James Tennyson turned on the power on Saturday night as he stopped Gary Neale in the second round of their Lightweight clash at the Ulster Hall in Belfast.
And any hangover from his World title defeat to Tevin Farmer in Boston last year was soon forgotten about as the Belfast fighter began strongly, imposing himself on Neale and the writing looked on the wall from the opening exchanges, with the visitor on a constant retreat as he felt the power in the local fighter’s shots.
Upping the ante in the second, Tennyson dropped Neale to the body and while the 30-year-old rose, he was sent back down right at the close and Hugh Russell Jr would wave proceedings off to save him any more punishment.
It was a good comeback win for Tennyson and he can now look to move onto bigger and better fights in 2019.
“Yeah straight back to business,” he said. “I thought I boxed well and he came for a scrap and he got one.
It was good to get the win and the stoppage.
“The atmosphere out there was unbelievable and I want plenty of nights like that.
“We’ll see what the craic is next.
“Hopefully, Eddie Hearn will be on the phone soon and we’ll come to an agreement on something big for me, Mark and the team.”
And even after losing that World title battle to Farmer, Tennyson believes that experience will stand him in a good stead in the future as he looks to get back in the mix for a World title shot.
“It was good, I just wanted to get back out there and get a win,” he said. “After losing the World title fight I wanted to get back to winning ways. We’ll see what comes up now.
“My ‘0’ has gone, a while ago, so a loss now realistically doesn’t define my career. I’m still young. Every fight I’m building experience and learning.
“A defeat means nothing to me, I’m still young, I’ve got time on my side. A few years down the line I’ll be a lot better fighter with all these rounds of experience under my belt. I learned from the Farmer defeat and I will use the experience I picked up for future camps and fights.”
And Tennyson’s trainer Tony Dunlop jokingly said they know who they want next for the Belfast puncher.
“We’re going for Lomachenko! James turned professional at 18,” he said. “He’s been well-managed and he’s fought a lot of good fighters. Any losses he’s had is all experience.
“He’s got the heart of a fighter, the mind of a fighter and a warrior. Defeat to him is just a learning experience.
“At the age of 25 you’ve seen the experience and the class there tonight.
“As a kid he always had the world-class ability, the heart and the punching power to go along with it,” added trainer Dunlop.
And Coalisland’s Feargal McCrory got his hands on the vacant Irish Lightweight title as he stopped Karl Kelly in the 11th round after a barrage of punches.

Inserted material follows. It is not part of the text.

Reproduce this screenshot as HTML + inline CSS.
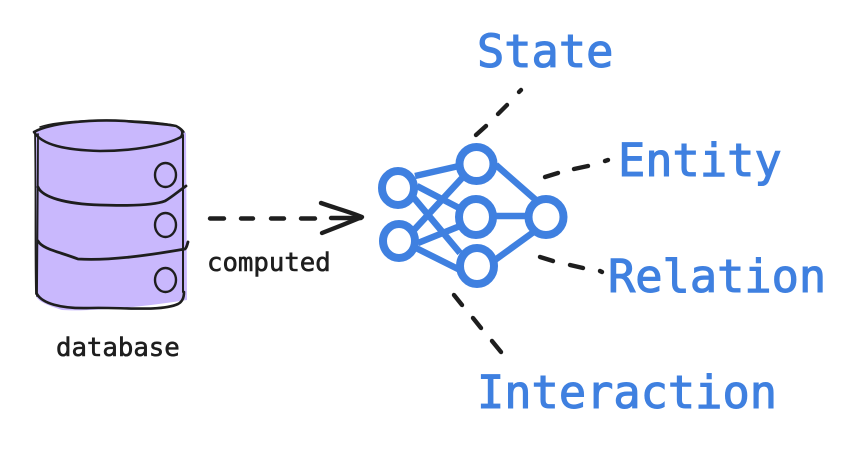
<!DOCTYPE html>
<html><head><meta charset="utf-8"><style>
html,body{margin:0;padding:0;background:#fff}
svg{display:block}
.b{font-family:"DejaVu Sans Mono","Liberation Mono",monospace;fill:#3f80e0;stroke:#3f80e0;stroke-width:1.1px;font-size:45.300px;paint-order:stroke}
.s{font-family:"DejaVu Sans Mono","Liberation Mono",monospace;fill:#1e1e1e;stroke:#1e1e1e;stroke-width:.6px;font-size:25.700px}
</style></head><body>
<svg width="866" height="454" viewBox="0 0 866 454" xmlns="http://www.w3.org/2000/svg">
<rect width="866" height="454" fill="#fff"/>
<path d="M35 132C50 123 90 120 120 121C150 122 175 124 186 133L187 300C150 306 90 312 62 310C50 306 38 302 36 296Z" fill="#c9b8fd"/>
<g fill="none" stroke="#1e1e1e" stroke-width="2.600" stroke-linecap="round" stroke-linejoin="round">
<path d="M34 132C50 123 90 119 125 121C150 123 168 124 176 126C182 129 184 132 181 137C165 146 130 151 100 151C65 150 42 145 34 132Z"/>
<path d="M40 127C60 120 110 119 150 122C170 124 180 125 184 132" stroke-width="1.500"/>
<path d="M35 132C36 190 35 250 36 294" stroke-width="1.800"/>
<path d="M38 134C38 190 37 250 37 296" stroke-width="1.800"/>
<path d="M183 135C183 190 183 250 183 292" stroke-width="2"/>
<path d="M37 294C42 303 60 309 90 308C120 307 160 312 178 304C182 302 184 298 184 292"/>
<path d="M38 187C42 197 65 204 100 205C130 206 155 205 165 201C172 197 180 190 186 186" stroke-width="2.800"/>
<path d="M38 241C42 249 60 252 78 259C110 261 150 255 185 249C187 247 187 245 188 242" stroke-width="2.800"/>
<ellipse cx="165.500" cy="175" rx="10.500" ry="12" stroke-width="2.400"/>
<ellipse cx="165.500" cy="225" rx="10.500" ry="12" stroke-width="2.400"/>
<ellipse cx="165.500" cy="280" rx="10.500" ry="12" stroke-width="2.400"/>
</g>
<g fill="none" stroke="#1e1e1e" stroke-width="4.400" stroke-linecap="round" stroke-linejoin="round">
<path d="M210 218.500H224M241 218.500H253M271 218.500H284M301 218.500H315M331 218H361"/>
<path d="M321 203C335 208 350 212 362 217C350 222 335 228 322 233"/>
<path d="M476 135L486 126M498 114L507 105M519 92L521 90"/>
<path d="M545 177L558 173M574 169L588 166M605 161L608 160"/>
<path d="M540 257L553 261M570 265L583 268M600 271L602 272"/>
<path d="M454 295L462 305M473 318L481 328M492 341L501 352"/>
</g>
<g fill="none" stroke="#3f80e0" stroke-width="8" stroke-linecap="round" stroke-linejoin="round">
<ellipse cx="398" cy="188" rx="16" ry="17"/>
<ellipse cx="399" cy="241" rx="16" ry="17"/>
<ellipse cx="476.500" cy="164" rx="17" ry="17"/>
<ellipse cx="476" cy="217" rx="17" ry="18"/>
<ellipse cx="477" cy="266" rx="17" ry="18"/>
<ellipse cx="546" cy="217" rx="17.500" ry="18"/>
<path d="M415 176L459 166M417 186L461 209M414 198L460 253M414 230L463 177M418 243L460 226M416 248L460 270M496 165L537 201M495 216H527M495 260L535 231" stroke-width="6.500" stroke-linecap="butt"/>
</g>
<text class="b" x="477" y="67">State</text>
<text class="b" x="618" y="176">Entity</text>
<text class="b" x="608" y="292">Relation</text>
<text class="b" x="477" y="408">Interaction</text>
<text class="s" x="207" y="271">computed</text>
<text class="s" x="56" y="356">database</text>
</svg>
</body></html>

The fight - before thestoppage - had been a cracker with both fighters putting everything on the line but it was McCrory who got the job done much to the delight of his large vocal support.
And McCrory admitted he had to work hard to get his hands on the Irish title.
“Karl Kelly is a tough lad, I knew he was tough,” he said. “I respected him before the fight but I told him there that I’ve more respect for him than any man having shared the ring with him.
“He’s a really, really good lad, he’s very tough, and it was a pleasure to share the ring with him.
“I hope he comes again, I’m a fan of his now and I wish him all the best.
“I knew going into the fight that I had to be very fit. I did believe I was naturally better then.
“I say this with the most respect to Karl, he’s not the best fighter I’ve faced but he’s the toughest and hungriest - and that’s a totally different challenge.
“It was a great fight for the Ulster Hall. We just went to war for a wee while and it was good craic.
“And I say this with respect to Karl as well because it was very, very tough for every minute of every round but I still felt in control of it.
“I thought I could box him at range and be better and be in close and be better - not every exchange in close, but I still felt I could take his best points away from him,” he said.
And the Coalisland fighter admitted a cut above his eye held him back slightly.
“It was only the second round and Andy O’Neill did an amazing job on the cut - but when he was putting the Vaseline on, it was blurring my vision because of how close it was to my eye,” he said.. “It took me a wee while to adjust but after the fourth it was gone.
And trainer John Breen was pleased with his young charge.
“ If Feargal hadn’t put it in in the gym he could have been beat but we knew all along that Feargal was fitter than he’s ever been.
“He sparred last week and I couldn’t believe how well he was sparring, he did 10 rounds of sparring.
“It was a good performance and result and we see where we go from here.”